>> START

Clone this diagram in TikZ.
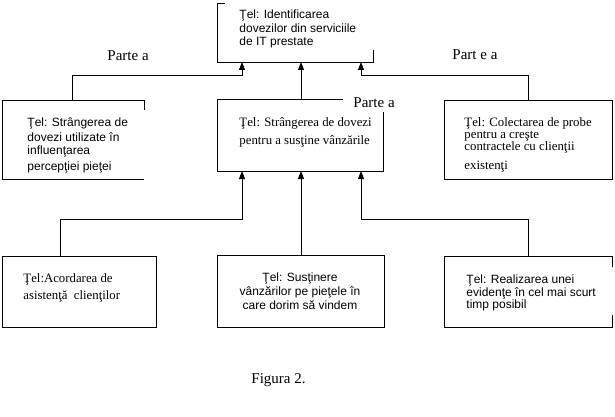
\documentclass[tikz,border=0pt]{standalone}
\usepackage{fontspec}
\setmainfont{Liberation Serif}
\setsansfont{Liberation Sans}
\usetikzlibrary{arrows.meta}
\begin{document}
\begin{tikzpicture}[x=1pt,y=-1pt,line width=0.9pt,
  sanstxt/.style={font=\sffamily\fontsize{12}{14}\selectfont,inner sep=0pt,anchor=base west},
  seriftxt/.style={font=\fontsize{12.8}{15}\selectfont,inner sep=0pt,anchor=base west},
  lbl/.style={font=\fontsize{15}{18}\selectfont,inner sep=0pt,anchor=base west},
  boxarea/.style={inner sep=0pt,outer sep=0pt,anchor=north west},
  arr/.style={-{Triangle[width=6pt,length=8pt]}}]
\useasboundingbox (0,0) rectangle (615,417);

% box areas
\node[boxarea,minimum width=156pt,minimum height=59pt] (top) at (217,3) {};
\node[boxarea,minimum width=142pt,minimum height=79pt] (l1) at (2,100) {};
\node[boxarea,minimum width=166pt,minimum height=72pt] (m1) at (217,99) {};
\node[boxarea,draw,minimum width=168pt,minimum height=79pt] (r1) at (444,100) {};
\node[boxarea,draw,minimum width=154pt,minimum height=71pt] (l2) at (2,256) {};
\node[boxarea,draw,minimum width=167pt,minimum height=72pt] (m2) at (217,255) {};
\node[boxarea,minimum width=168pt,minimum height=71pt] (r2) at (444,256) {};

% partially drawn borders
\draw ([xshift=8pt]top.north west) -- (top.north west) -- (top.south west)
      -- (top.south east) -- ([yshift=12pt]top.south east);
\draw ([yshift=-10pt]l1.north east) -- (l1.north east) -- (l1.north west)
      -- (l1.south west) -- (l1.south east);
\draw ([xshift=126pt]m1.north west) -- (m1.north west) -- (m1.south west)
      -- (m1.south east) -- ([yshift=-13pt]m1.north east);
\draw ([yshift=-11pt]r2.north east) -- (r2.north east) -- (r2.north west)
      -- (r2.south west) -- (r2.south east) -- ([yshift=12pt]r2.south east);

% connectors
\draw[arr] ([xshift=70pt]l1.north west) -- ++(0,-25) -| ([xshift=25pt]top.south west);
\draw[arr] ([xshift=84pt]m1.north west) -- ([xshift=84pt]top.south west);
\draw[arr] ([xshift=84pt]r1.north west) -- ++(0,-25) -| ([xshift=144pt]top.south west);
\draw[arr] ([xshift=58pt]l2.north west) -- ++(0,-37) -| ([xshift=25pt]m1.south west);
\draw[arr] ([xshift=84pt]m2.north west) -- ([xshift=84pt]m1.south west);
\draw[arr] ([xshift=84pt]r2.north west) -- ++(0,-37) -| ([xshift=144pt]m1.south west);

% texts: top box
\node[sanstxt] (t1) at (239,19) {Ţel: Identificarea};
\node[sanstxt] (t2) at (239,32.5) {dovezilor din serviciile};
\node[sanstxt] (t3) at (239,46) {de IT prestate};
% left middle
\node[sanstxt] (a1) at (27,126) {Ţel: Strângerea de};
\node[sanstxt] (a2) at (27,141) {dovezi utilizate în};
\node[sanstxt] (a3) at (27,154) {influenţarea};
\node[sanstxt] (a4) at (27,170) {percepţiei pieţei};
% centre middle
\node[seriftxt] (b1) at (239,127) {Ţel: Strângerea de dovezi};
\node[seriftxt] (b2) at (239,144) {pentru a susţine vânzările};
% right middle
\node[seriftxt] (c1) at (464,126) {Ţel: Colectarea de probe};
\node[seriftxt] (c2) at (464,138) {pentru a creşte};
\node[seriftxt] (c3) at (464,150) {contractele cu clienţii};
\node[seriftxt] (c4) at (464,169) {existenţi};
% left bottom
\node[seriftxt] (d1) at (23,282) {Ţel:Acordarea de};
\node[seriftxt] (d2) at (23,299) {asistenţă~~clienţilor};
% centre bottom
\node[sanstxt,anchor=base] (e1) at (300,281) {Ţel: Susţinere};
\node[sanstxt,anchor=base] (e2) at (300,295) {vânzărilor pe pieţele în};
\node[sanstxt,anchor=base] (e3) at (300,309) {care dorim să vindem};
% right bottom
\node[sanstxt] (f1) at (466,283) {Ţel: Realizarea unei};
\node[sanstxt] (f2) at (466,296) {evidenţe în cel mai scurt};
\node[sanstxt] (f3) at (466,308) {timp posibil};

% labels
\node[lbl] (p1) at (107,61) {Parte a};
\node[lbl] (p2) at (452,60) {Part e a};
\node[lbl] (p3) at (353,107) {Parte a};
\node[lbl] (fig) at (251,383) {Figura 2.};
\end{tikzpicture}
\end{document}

>> END

Work to complete —
Return exactly what appears from the opening line of the material through the line with "(0,0) rectangle (615,417);", apart from the pictures.

Correct response —
Clone this diagram in TikZ.
\documentclass[tikz,border=0pt]{standalone}
\usepackage{fontspec}
\setmainfont{Liberation Serif}
\setsansfont{Liberation Sans}
\usetikzlibrary{arrows.meta}
\begin{document}
\begin{tikzpicture}[x=1pt,y=-1pt,line width=0.9pt,
  sanstxt/.style={font=\sffamily\fontsize{12}{14}\selectfont,inner sep=0pt,anchor=base west},
  seriftxt/.style={font=\fontsize{12.8}{15}\selectfont,inner sep=0pt,anchor=base west},
  lbl/.style={font=\fontsize{15}{18}\selectfont,inner sep=0pt,anchor=base west},
  boxarea/.style={inner sep=0pt,outer sep=0pt,anchor=north west},
  arr/.style={-{Triangle[width=6pt,length=8pt]}}]
\useasboundingbox (0,0) rectangle (615,417);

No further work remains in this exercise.